Syrie, Qui représente quoi ?

Syrie, Qui représente quoi ?

La chute de la ville frontalière de la Turquie, Azaz, aux mains des éléments de l’Etat islamique d’Irak et du Levant (EIIL), après une opération éclair, marque une fracture importante dans le conglomérat de l’opposition armée

L’opposition syrienne est dans tous ses états. Alors que l’Occident se mobilise pour réussir la rencontre des « amis de la Syrie » et procéder à la livraison des armes voulue par la France « dans un cadre contrôlé », la bataille pour le contrôle du terrain bat son plein entre les partisans de l’ASL (Armée syrienne libre) et les groupes extrémistes affiliés à El Qaïda, accusés de privilégier le projet stratégique d’instauration d’un Etat islamique.

La chute de la ville frontalière de la Turquie, Azaz, aux mains des éléments de l’Etat islamique d’Irak et du Levant (EIIL), après une opération éclair, marque une fracture importante dans le conglomérat de l’opposition armée marquée par l’hégémonie incontestable du Front Nosra reconnue comme « organisation terroriste ». La guerre est déclarée par la coalition, condamnant, pour la première fois, dans un communiqué, « les agressions de l’EILL contre les forces de la révolution (…) et son mépris pour la vie des Syriens ».

Les divergences politiques et doctrinales sont étalées au grand jour. L’état des lieux en fait foi : la dénonciation par la coalition des « projets extérieurs » favorables à un Etat islamique en violation de la souveraineté nationale, le bellicisme à l’égard de l’ASL, la volonté de maintenir une emprise totale sur des « zones libérées »… Mais le schisme idéologique couronne la difficile cohabitation dictée par les vertus du peuple syrien « enclin à la modération et au respect des religions et du pluralisme politique et rejette la pensée extrémiste et l’exclusion qui se traduisent par des actes criminels contre les musulmans et les non-musulmans ».

Face à la « tempête du Nord » — le bataillon local de l’ASL appuyé par la brigade Tawhid venue en renfort—, la crise politique est révélatrice de la question de la représentativité de l’opposition frappée du sceau de la suprématie de la nébuleuse extrémiste. Cette réalité clamée par Damas n’indiffère plus une certaine opposition prônant le recours à la force et inquiète des retombées de l’intervention étrangère. Dans un paysage miné par les luttes intestines et la guerre de leadership entre les différentes fractions de l’opposition armée et la montée de la contestation communautaire (cas des Kurdes en conflit avec les groupes extrémistes), le camp interventionniste, emmené par Washington, ne désespère pas d’imposer « la semaine prochaine » la résolution « forte et contraignante » contestée par Moscou.

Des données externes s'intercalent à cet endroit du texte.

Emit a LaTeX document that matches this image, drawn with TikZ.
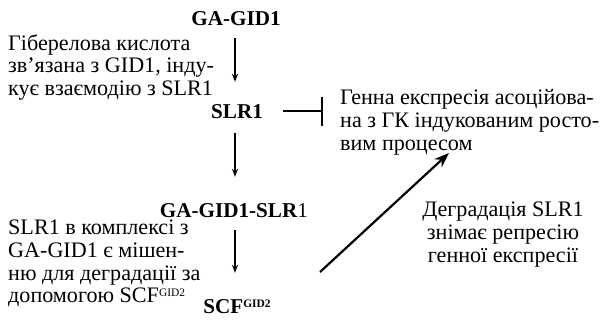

Jeudi, le secrétaire d’Etat, John Kerry, a de nouveau exhorté le Conseil de sécurité à voter cette résolution, en pressant la Chine de jouer un « rôle constructif ». Le président russe, Vladimir Poutine, est revenu à la charge pour vanter l’attitude de Damas concernant le démantèlement des armes chimiques qui « inspire confiance ». Prête à une trêve, formulée par le vice-Premier ministre syrien, Qadri Jamil, lors d’un entretien avec le quotidien britannique The Guardian Damas entend privilégier la solution politique négociée et la voie diplomatique pour régler la crise, dans la perspective de la relance de Genève 2. Cette démarche a été soutenue par l’allié iranien qui a proposé de faciliter le dialogue entre le régime de Bachar El Assad et l’opposition qui n’arrive pas à parler de la même voix et s’enlise dans les guerres des tranchées.

Les tribulations de l’opposition syrienne, dans ses différentes expressions, renseignent sur les paradoxes d’un Occident soufflant sur le brasier et tournant le dos aux victimes de la crise qui souffrent, dans les camps de réfugiés, de la « solidarité au compte-gouttes » de l’Europe verrouillant les frontières menacées par les arrivées massives des personnes fuyant les combats et, note le chef du gouvernement italien, Enrico Letta, l’absence « d’approche commune au problème » des réfugiés. « Aucun plan » n’est donc prévu par le Britannique David Cameron. Très active en matière de velléités interventionnistes, la France reste très discrète sur le dossier humanitaire. Les limites budgétaires de l’UE ont mis à sec le chapitre humanitaire.